Les places fortes ne sont utiles sous aucun rapport ; on les perd par la trahison de celui qui les garde, par la vigueur de celui qui les attaque, ou par le défaut de vivres. Mais si l’on veut en tirer parti et s’en aider pour recouvrer un État perdu, où il ne vous reste plus que la forteresse, il faut nécessairement avoir une armée avec laquelle on puisse combattre celui qui vous a chassé ; et s’il arrive que vous possédiez cette armée, vous recouvrerez vos États, quand même vous n’auriez pas de place forte ; et vous réussirez d’autant plus facilement que vous pourrez compter davantage sur l’affection de vos sujets, auxquels, dans l’orgueil que vous aurait inspiré une citadelle, vous n’aurez point prodigué les mauvais traitements.

L’expérience a démontré que cette même citadelle de Milan n’a été d’aucune utilité, dans leurs jours d’adversité, ni aux Sforza ni aux Français ; qu’elle a même causé la ruine de tous deux, parce que, tandis qu’ils la possédèrent, ils ne pensèrent point à gouverner l’État d’une manière plus modérée.

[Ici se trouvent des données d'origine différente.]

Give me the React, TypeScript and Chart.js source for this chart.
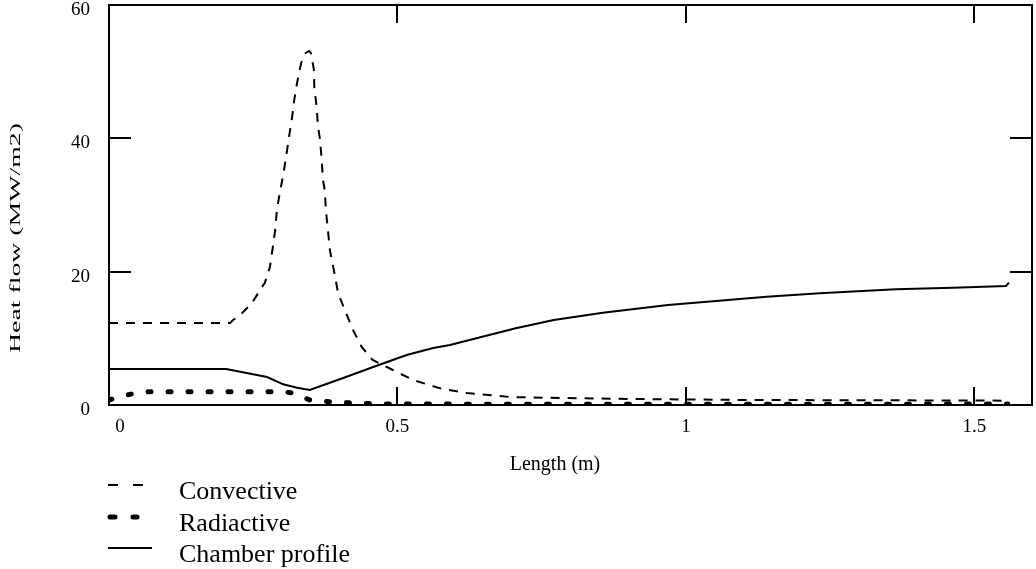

Guido Ubaldo, duc d’Urbin, fils de ce Federigo qui, de son temps, eut la réputation d’un si grand capitaine, avait été chassé de ses États par César Borgia, fils du pape Alexandre VI. L’occasion de les recouvrer s’étant offerte à lui, il fit soudain raser toutes les forteresses que le pays renfermait dans son sein, les regardant comme dangereuses. Comme il était chéri de ses sujets, il n’en voulait point, par égard pour eux ; quant aux ennemis, il sentait bien qu’il ne pourrait les défendre contre eux qu’en ayant sans cesse une armée en campagne ; c’est pourquoi il prit le parti de les détruire.